Now, for those of you who sit in front of the TV judging singers on those dreadful reality let’s-find-a-star-in-five-minutes-then-drop-them-when-album-sales-dip shows, let me remind you of one thing: the voice is a fragile instrument. Unlike the piano or other orchestral instruments the voice requires maximum physical and emotional health to operate to a high standard. Even the great tenor Plácido Domingo admitted in an interview that he doesn’t watch or read the news on the day he is singing as it will affect his vocal quality. Yeah, try doing that six days a week for four months Plácido!
Now when you have to sing with a cold in front of the entire cast, crew and creatives including the formidable – and I don’t use the word lightly – Sir Richard Eyre, it’s a frustrating and somewhat embarrassing situation. The voice you have developed since screaming out “Jeeeeesuuuuus!” in your bedroom as a teenager along to Andrew Lloyd Webber’s Jesus Christ Superstar has simply decided to abandon you like a whimsical dog-buyer ditching their puppy after Christmas!
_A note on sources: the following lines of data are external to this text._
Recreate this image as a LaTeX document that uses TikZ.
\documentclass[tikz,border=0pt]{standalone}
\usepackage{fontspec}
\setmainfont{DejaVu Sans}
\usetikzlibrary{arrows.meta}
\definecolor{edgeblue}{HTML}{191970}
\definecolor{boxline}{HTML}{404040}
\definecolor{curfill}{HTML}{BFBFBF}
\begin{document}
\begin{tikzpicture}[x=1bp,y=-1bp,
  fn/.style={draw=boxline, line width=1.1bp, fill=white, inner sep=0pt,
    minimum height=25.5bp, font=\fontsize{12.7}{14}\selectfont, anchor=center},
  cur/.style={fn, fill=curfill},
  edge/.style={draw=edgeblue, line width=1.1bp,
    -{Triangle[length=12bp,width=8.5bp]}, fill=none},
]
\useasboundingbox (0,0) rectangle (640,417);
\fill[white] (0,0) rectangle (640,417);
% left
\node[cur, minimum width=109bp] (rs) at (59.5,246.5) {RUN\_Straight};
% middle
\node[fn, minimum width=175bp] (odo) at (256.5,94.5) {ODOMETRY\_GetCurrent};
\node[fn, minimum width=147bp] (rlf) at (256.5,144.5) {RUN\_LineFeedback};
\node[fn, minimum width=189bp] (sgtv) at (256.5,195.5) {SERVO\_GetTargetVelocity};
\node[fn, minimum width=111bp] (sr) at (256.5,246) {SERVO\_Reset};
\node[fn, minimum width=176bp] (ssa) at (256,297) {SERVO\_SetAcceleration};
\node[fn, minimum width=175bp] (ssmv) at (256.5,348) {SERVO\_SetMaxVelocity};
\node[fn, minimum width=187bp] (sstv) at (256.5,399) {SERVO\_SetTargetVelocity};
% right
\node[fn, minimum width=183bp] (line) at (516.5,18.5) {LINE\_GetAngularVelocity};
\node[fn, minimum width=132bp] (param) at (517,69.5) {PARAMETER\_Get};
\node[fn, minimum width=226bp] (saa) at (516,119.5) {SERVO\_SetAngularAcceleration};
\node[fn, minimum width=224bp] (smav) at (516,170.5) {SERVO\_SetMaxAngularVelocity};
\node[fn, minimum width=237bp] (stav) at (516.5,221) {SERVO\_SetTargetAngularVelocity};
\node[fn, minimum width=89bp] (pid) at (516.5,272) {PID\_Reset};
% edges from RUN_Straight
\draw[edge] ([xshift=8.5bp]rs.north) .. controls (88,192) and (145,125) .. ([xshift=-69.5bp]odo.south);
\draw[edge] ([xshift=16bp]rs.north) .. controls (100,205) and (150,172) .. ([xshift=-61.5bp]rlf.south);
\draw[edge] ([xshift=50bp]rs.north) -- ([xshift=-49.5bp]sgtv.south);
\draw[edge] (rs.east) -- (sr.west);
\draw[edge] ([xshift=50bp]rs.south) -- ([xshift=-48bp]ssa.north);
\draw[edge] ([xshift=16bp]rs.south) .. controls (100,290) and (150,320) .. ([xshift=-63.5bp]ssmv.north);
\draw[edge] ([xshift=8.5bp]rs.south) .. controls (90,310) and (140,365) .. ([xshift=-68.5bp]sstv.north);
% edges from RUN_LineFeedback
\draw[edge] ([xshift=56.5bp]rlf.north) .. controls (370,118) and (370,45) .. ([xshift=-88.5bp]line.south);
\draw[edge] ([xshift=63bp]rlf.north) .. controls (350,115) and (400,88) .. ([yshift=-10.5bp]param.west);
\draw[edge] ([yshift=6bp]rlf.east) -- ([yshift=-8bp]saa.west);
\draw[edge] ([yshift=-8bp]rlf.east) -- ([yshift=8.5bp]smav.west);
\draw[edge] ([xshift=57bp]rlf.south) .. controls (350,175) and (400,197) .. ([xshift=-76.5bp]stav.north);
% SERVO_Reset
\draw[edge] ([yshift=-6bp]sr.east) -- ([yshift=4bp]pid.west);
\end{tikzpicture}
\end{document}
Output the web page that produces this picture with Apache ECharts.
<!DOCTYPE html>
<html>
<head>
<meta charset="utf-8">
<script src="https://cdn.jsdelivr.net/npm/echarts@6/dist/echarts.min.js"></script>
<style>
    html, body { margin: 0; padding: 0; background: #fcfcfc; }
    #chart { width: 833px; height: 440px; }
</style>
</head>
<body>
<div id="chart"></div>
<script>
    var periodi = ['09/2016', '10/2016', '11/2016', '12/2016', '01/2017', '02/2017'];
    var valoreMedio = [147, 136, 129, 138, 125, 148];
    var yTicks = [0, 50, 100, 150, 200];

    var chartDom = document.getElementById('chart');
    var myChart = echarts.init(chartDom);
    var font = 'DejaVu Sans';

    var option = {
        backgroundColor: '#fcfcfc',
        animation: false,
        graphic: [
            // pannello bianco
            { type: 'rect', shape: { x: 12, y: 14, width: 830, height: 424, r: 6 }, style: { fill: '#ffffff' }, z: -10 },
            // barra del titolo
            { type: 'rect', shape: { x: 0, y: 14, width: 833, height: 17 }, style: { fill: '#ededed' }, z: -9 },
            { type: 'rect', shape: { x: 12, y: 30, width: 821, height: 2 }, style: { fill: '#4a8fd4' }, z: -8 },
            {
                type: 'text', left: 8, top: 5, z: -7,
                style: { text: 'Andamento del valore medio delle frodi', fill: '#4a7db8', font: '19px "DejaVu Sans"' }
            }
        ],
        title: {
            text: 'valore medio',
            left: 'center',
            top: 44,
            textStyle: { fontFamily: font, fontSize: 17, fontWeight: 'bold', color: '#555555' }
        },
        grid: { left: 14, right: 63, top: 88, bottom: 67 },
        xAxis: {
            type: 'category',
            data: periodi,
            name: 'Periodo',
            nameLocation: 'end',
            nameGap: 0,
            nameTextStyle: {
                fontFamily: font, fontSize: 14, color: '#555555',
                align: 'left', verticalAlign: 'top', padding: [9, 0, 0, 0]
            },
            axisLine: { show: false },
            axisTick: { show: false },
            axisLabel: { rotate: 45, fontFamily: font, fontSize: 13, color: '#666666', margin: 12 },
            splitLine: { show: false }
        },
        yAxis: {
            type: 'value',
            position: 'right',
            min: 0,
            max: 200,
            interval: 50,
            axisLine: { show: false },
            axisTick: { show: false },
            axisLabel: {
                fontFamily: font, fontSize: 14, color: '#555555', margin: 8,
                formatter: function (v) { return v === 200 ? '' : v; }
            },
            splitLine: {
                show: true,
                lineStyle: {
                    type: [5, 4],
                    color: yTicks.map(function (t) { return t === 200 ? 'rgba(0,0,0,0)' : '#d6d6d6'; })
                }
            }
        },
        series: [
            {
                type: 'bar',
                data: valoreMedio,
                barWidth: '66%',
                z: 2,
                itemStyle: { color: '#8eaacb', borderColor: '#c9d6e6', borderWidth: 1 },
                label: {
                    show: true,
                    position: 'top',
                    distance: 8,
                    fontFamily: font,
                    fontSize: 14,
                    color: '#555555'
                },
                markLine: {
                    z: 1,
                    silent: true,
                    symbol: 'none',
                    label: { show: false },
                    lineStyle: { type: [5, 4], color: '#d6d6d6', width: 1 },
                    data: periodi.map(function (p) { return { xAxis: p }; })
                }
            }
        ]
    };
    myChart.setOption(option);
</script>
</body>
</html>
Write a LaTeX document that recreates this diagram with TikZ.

All that is left is a tone that can be likened to a child’s squeaky toy – not to mention the razorblade pain in the throat.
So, I’m resorting to doing what is often considered being ‘precious’ in the business: I’m marking it! This means not singing out fully, which is very hard to do when you’re emotionally charged and just want to let the larynx loose. Our wonderful Musical Supervisor Gareth Valentine reminded me today that “Opera singers are so good at marking it. Actors are terrible at it!” He’s right. I found it so difficult to not sing out and when I managed it I felt like the world’s worst actor!
Luckily this has happened before we open The Pajama Game on Friday and I’m glad that my voice has decided to rejoin me after this untimely leave of absence. If not, I would have had to give my Rex Harrison version of Sid Sorokin.